WORK INSTRUCTIONS | Pictures must not be retyped. Return exactly the lines from the one with "Write the matplotlib code for this chart." through the one with "fill=False, edgecolor='#868686', linewidth=1.5))", both included, and no others.

TASK INPUTS |
--- Start ---
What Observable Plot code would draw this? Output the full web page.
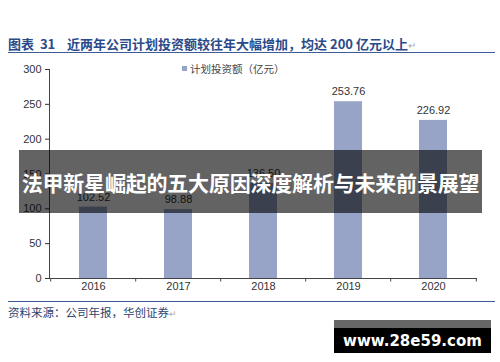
--- End ---
--- Start ---
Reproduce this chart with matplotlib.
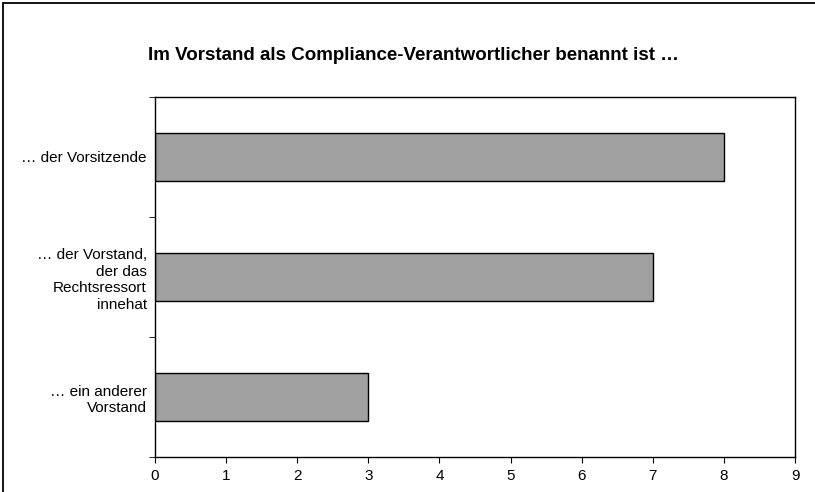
--- End ---
--- Start ---
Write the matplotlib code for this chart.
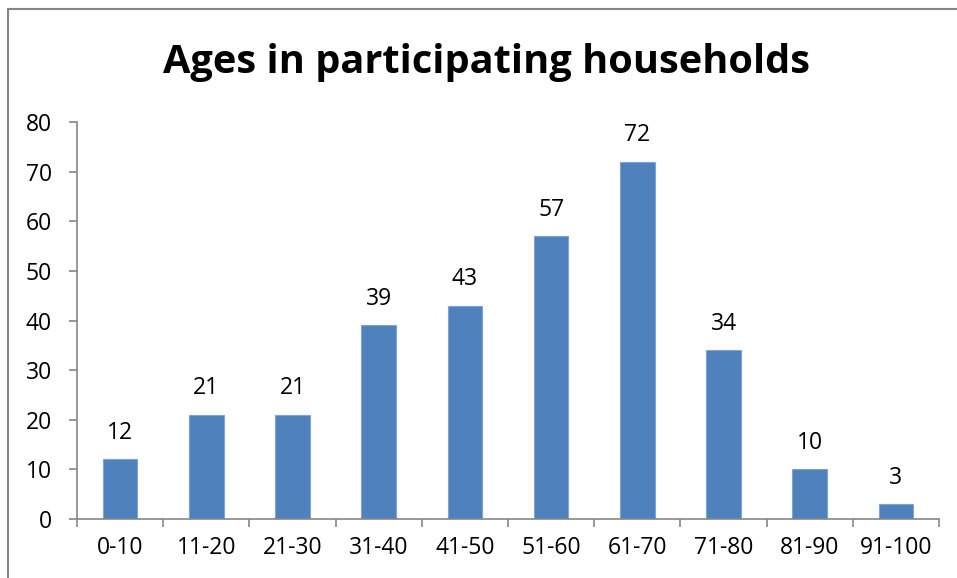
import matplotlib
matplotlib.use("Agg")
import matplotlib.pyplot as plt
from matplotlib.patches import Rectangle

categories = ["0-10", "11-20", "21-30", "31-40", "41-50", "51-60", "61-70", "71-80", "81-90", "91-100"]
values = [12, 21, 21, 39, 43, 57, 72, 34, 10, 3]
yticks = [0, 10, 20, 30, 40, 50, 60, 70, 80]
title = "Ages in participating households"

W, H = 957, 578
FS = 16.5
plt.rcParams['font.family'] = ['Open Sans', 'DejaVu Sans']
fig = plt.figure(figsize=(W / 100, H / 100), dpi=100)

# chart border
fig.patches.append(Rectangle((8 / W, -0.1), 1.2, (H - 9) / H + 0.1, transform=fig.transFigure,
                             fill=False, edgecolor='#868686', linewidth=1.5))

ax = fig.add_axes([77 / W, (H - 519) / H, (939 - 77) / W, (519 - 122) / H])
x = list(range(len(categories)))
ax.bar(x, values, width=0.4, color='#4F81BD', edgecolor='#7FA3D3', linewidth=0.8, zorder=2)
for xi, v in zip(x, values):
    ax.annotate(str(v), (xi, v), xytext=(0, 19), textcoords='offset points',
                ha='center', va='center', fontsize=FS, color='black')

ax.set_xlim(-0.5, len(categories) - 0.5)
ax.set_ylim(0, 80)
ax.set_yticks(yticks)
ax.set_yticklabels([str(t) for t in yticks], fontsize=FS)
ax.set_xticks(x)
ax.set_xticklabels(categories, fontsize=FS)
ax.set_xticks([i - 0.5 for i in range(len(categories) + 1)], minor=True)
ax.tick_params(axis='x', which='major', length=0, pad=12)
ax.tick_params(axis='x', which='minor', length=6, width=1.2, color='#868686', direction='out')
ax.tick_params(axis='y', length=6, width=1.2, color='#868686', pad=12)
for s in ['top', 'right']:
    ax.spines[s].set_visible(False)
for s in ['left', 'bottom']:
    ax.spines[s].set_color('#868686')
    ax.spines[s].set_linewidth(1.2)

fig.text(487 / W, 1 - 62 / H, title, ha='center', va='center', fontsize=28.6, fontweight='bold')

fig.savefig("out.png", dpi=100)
--- End ---
PROBLEM SOLUTION |
Write the matplotlib code for this chart.
import matplotlib
matplotlib.use("Agg")
import matplotlib.pyplot as plt
from matplotlib.patches import Rectangle

categories = ["0-10", "11-20", "21-30", "31-40", "41-50", "51-60", "61-70", "71-80", "81-90", "91-100"]
values = [12, 21, 21, 39, 43, 57, 72, 34, 10, 3]
yticks = [0, 10, 20, 30, 40, 50, 60, 70, 80]
title = "Ages in participating households"

W, H = 957, 578
FS = 16.5
plt.rcParams['font.family'] = ['Open Sans', 'DejaVu Sans']
fig = plt.figure(figsize=(W / 100, H / 100), dpi=100)

# chart border
fig.patches.append(Rectangle((8 / W, -0.1), 1.2, (H - 9) / H + 0.1, transform=fig.transFigure,
                             fill=False, edgecolor='#868686', linewidth=1.5))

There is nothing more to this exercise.